--- start ---
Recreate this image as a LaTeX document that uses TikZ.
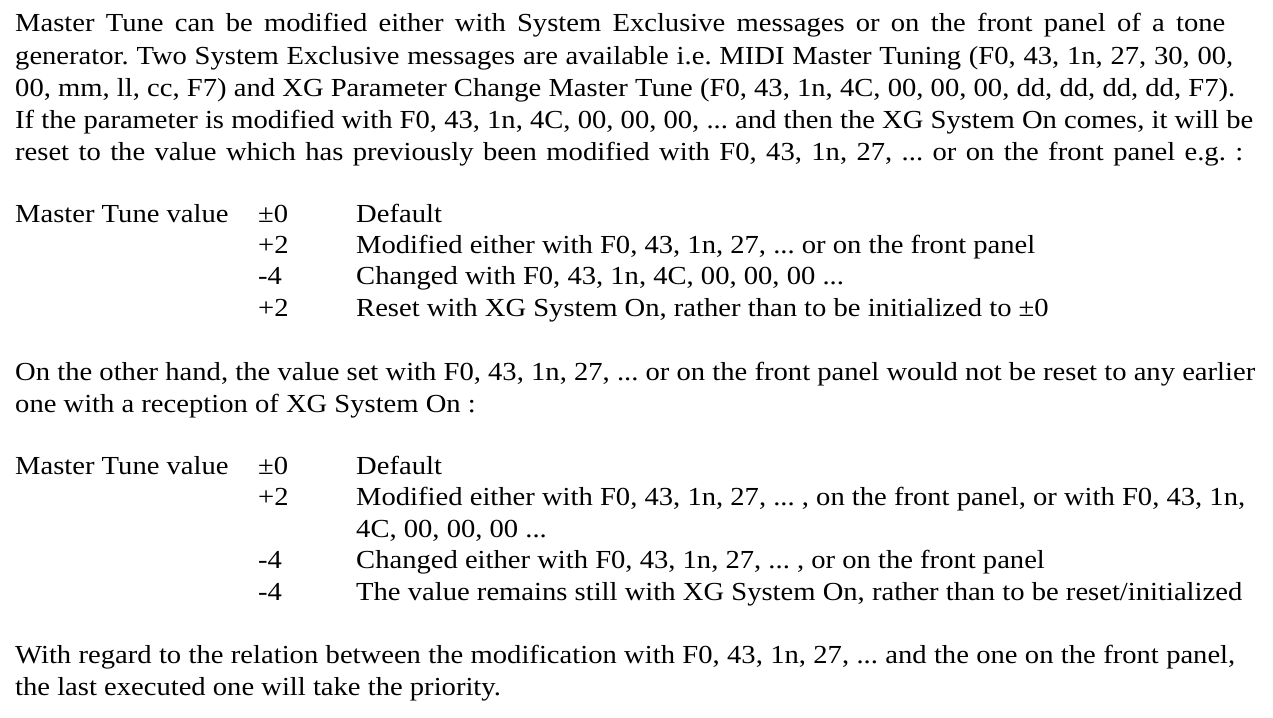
\documentclass[tikz,border=0pt]{standalone}
\usepackage{fontspec}
\setmainfont{Liberation Serif}[FakeStretch=1.1]
\frenchspacing
\newcommand\fullline[2]{\makebox[#1pt][s]{#2}}
\begin{document}
\begin{tikzpicture}[x=1pt,y=1pt,every node/.style={anchor=base west,inner sep=0pt,font=\fontsize{26}{30}\selectfont}]
    \useasboundingbox (0,0) rectangle (1273,-717);

    \node (p1) at (15,-32) {\fullline{1210}{Master Tune can be modified either with System Exclusive messages or on the front panel of a tone}};
    \node (p2) at (15,-64) {\fullline{1218}{generator. Two System Exclusive messages are available i.e. MIDI Master Tuning (F0, 43, 1n, 27, 30, 00,}};
    \node (p3) at (15,-96) {\fullline{1220}{00, mm, ll, cc, F7) and XG Parameter Change Master Tune (F0, 43, 1n, 4C, 00, 00, 00, dd, dd, dd, dd, F7).}};
    \node (p4) at (15,-128) {\fullline{1238}{If the parameter is modified with F0, 43, 1n, 4C, 00, 00, 00, ... and then the XG System On comes, it will be}};
    \node (p5) at (15,-160) {\fullline{1228}{reset to the value which has previously been modified with F0, 43, 1n, 27, ... or on the front panel e.g. :}};

    \node (ta) at (15,-222) {Master Tune value};
    \node (ta1) at (258,-222) {±0};
    \node (ta2) at (258,-253) {+2};
    \node (ta3) at (258,-284) {-4};
    \node (ta4) at (258,-316) {+2};
    \node (tb1) at (356,-222) {Default};
    \node (tb2) at (356,-253) {Modified either with F0, 43, 1n, 27, ... or on the front panel};
    \node (tb3) at (356,-284) {Changed with F0, 43, 1n, 4C, 00, 00, 00 ...};
    \node (tb4) at (356,-316) {Reset with XG System On, rather than to be initialized to ±0};

    \node (q1) at (15,-380) {\fullline{1240}{On the other hand, the value set with F0, 43, 1n, 27, ... or on the front panel would not be reset to any earlier}};
    \node (q2) at (15,-412) {one with a reception of XG System On :};

    \node (ua) at (15,-474) {Master Tune value};
    \node (ua1) at (258,-474) {±0};
    \node (ua2) at (258,-505) {+2};
    \node (ua3) at (258,-568) {-4};
    \node (ua4) at (258,-600) {-4};
    \node (ub1) at (356,-474) {Default};
    \node (ub2) at (356,-505) {\fullline{889}{Modified either with F0, 43, 1n, 27, ... , on the front panel, or with F0, 43, 1n,}};
    \node (ub2b) at (356,-537) {4C, 00, 00, 00 ...};
    \node (ub3) at (356,-568) {Changed either with F0, 43, 1n, 27, ... , or on the front panel};
    \node (ub4) at (356,-600) {\fullline{886}{The value remains still with XG System On, rather than to be reset/initialized}};

    \node (r1) at (15,-663) {\fullline{1220}{With regard to the relation between the modification with F0, 43, 1n, 27, ... and the one on the front panel,}};
    \node (r2) at (15,-695) {the last executed one will take the priority.};
\end{tikzpicture}
\end{document}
--- end ---
== What the task requires ==
Copy nothing but the lines from the top of the data down to the line containing "(p5) at (15,-160)", and leave the pictures out.

== Answer to the exercise ==
Recreate this image as a LaTeX document that uses TikZ.
\documentclass[tikz,border=0pt]{standalone}
\usepackage{fontspec}
\setmainfont{Liberation Serif}[FakeStretch=1.1]
\frenchspacing
\newcommand\fullline[2]{\makebox[#1pt][s]{#2}}
\begin{document}
\begin{tikzpicture}[x=1pt,y=1pt,every node/.style={anchor=base west,inner sep=0pt,font=\fontsize{26}{30}\selectfont}]
    \useasboundingbox (0,0) rectangle (1273,-717);

    \node (p1) at (15,-32) {\fullline{1210}{Master Tune can be modified either with System Exclusive messages or on the front panel of a tone}};
    \node (p2) at (15,-64) {\fullline{1218}{generator. Two System Exclusive messages are available i.e. MIDI Master Tuning (F0, 43, 1n, 27, 30, 00,}};
    \node (p3) at (15,-96) {\fullline{1220}{00, mm, ll, cc, F7) and XG Parameter Change Master Tune (F0, 43, 1n, 4C, 00, 00, 00, dd, dd, dd, dd, F7).}};
    \node (p4) at (15,-128) {\fullline{1238}{If the parameter is modified with F0, 43, 1n, 4C, 00, 00, 00, ... and then the XG System On comes, it will be}};
    \node (p5) at (15,-160) {\fullline{1228}{reset to the value which has previously been modified with F0, 43, 1n, 27, ... or on the front panel e.g. :}};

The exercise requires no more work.